The Ukraine crisis could also lay to waste forecasts by Fed Chair Jerome Powell and other policymakers that inflation might begin to cool naturally as Federal stimulus and congressional aid to the economy fade and supply chain bottlenecks ease.
Currently, higher energy costs present the biggest risk of further boosting U.S. inflation from its four-decade high, which is bad for the American economy, with consumer confidence hitting the skids. A University of Michigan survey showed that consumer confidence slipped 8.2% from January to February, with fewer consumers planning to purchase homes, automobiles, or go on vacation over the next six months amid concerns about the short-term economic outlook.
Indeed, there are fears that the U.S. economy could even slip into a recession.
Diane Swonk, chief economist at Grant Thornton, estimates that the U.S. economy can weather six months of oil prices averaging around $100, although it could worsen the inflation problem, but a sustained period of $125-a-barrel oil would almost certainly stall growth and lead to rising unemployment.
A few days ago, President Joe Biden warned Americans that a Russian invasion of Ukraine–and U.S. efforts to thwart–would come at a cost.
“My administration is using every tool at our disposal to protect American businesses and consumers from rising prices at the pump. Defending freedom will have costs for us as well, here at home. We need to be honest about that,” the President has said. Biden has revealed that the U.S. is “executing a plan in coordination with major oil-producing consumers and producers toward a collective investment to secure stability and global energy supplies,” adding, “this will blunt gas prices.”

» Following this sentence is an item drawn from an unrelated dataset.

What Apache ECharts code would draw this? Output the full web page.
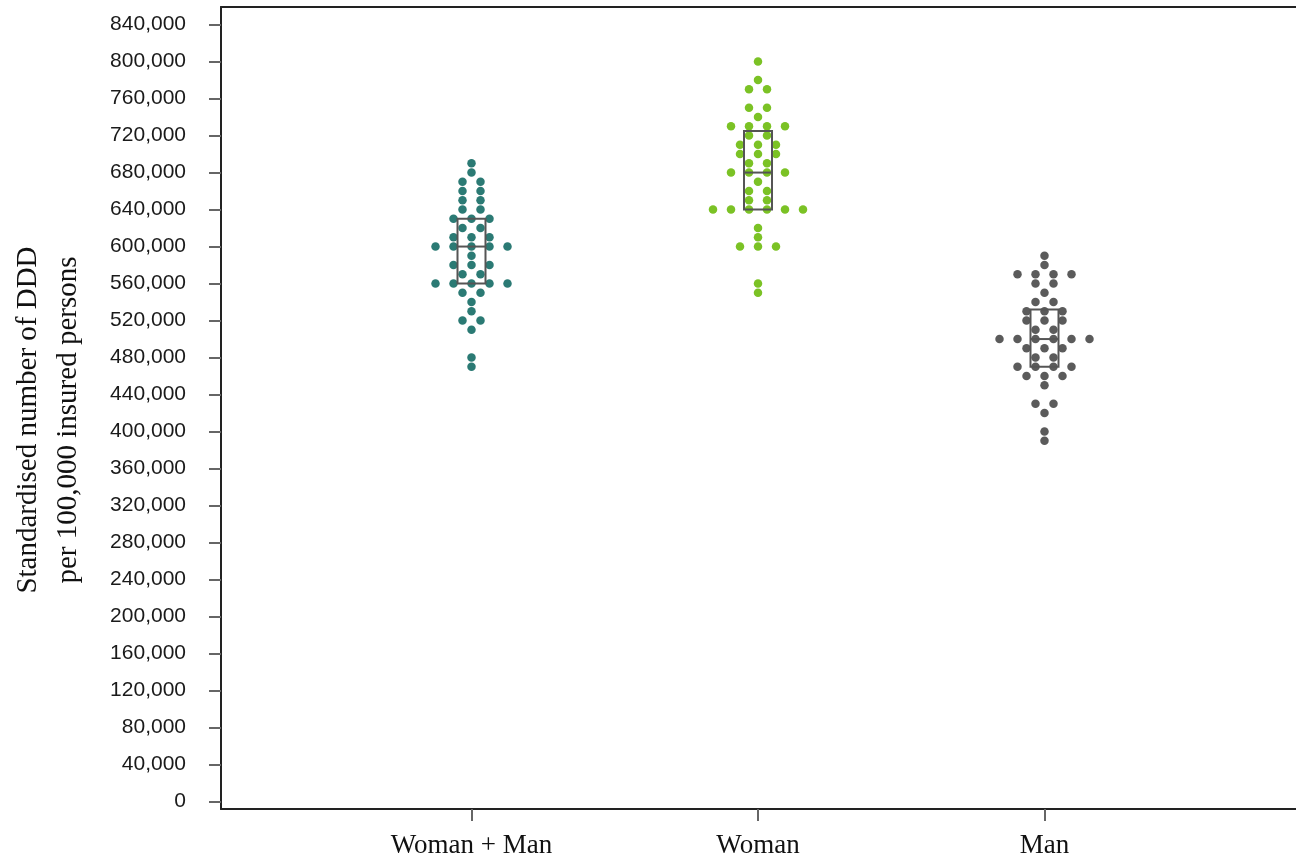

At this juncture, it’s not clear what plan the president was alluding to, though it likely involves a coordinated sale of Strategic Petroleum Reserves (SPR) by several countries, including the U.S.’ 600 million barrels. That might be effective in the short-term but is likely to fall flat if Russia is willing to engage in a drawn-out battle of wills with other oil producers– especially now that it has a $630 billion war chest to its name.